Distanciamento de Trump

Uma das linhas da política externa do presidente americano, Donald Trump, é dizer que os EUA não devem ser a polícia do mundo e logo cobrar mais por este papel. “Trump não está interessado em garantir uma defesa forte, isso é um grande problema. Isso muda a relação que os países são obrigados a ter com a China”, diz o professor Kohara. Para Robert Dujarric, diretor do Instituto de Estudos Asiáticos da Universidade Temple, ainda que Trump tenha se tornado um inimigo do sistema internacional desenhado pelos próprios EUA, “qualquer ataque ao Japão levaria provavelmente a uma guerra entre EUA e China”.

Constituição Pacifista

Após a 2.ª Guerra, os EUA estabeleceram limites rigorosos ao armamentismo japonês, consolidados na chamada Constituição Pacifista. Seu artigo 9.º proíbe o Japão de ter um Exército. Permite sim forças de autodefesa, conceito que vem sendo flexibilizado com a adaptação de dois porta-helicópteros para operar como porta-aviões e a compra de caças F-35 – seriam 105 ao todo, ao custo de US$ 10 bilhões, dos quais 42 F-35B, que fazem pousos verticais.
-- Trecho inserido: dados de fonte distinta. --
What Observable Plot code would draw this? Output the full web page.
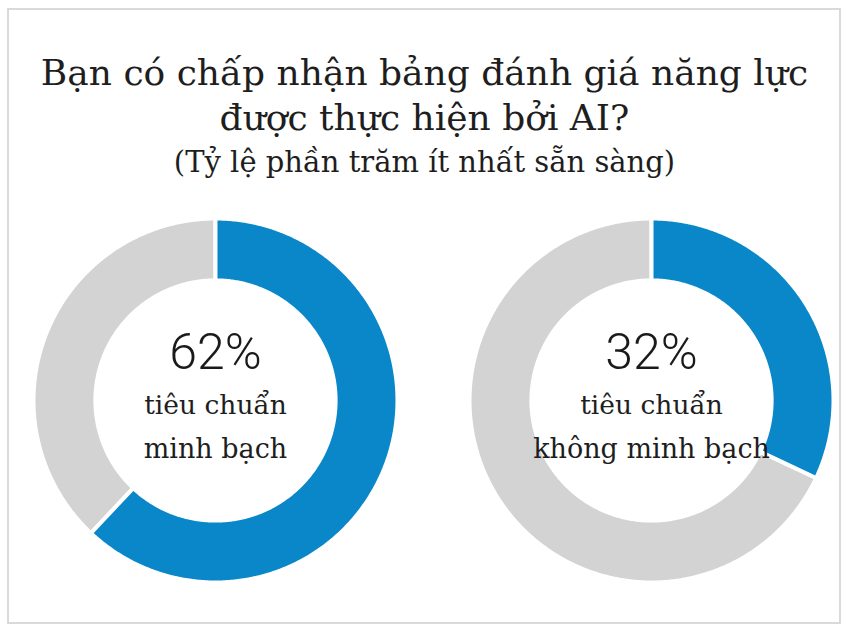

Além de lidar com críticas a cada aquisição de armamento, o Japão enfrenta outro problema para encorpar sua “autodefesa”. Os jovens não estão interessados na carreira, admitem funcionários do governo. Morador de Tóquio, Miyoshi Hiroaki, de 25 anos, faz uma careta sob a máscara com a qual previne resfriados, ao ser questionado sobre o tema. “Não me preocupo com essas coisas.” Questionado sobre o que seriam “essas coisas”, o jovem, que se dedica à produção de propaganda para a internet e nunca pensou em entrar para a autodefesa, esclarece: “China e Coreia do Norte”.

Horie pondera que esse desinteresse faz parte de outra grave ameaça ao Japão, esta interna, que ele considera tão perigosa quanto a valentona Coreia do Norte e a marombada China: o envelhecimento populacional. Até 2050, o país tende a perder 30 milhões de habitantes. “Não é só para a Defesa. Na indústria em geral faltam jovens”, afirma o homem que ingressou na escola militar aos 14 anos, foi casado durante 75 anos (sua mulher morreu aos 95) e credita sua longevidade à boa alimentação. “Fui comandante em Nova Guiné por três anos e nunca fiquei ferido. As balas atingiam meus subordinados e nunca me atingiram. Acho que também tive sorte.” As informações são do jornal O Estado de S. Paulo.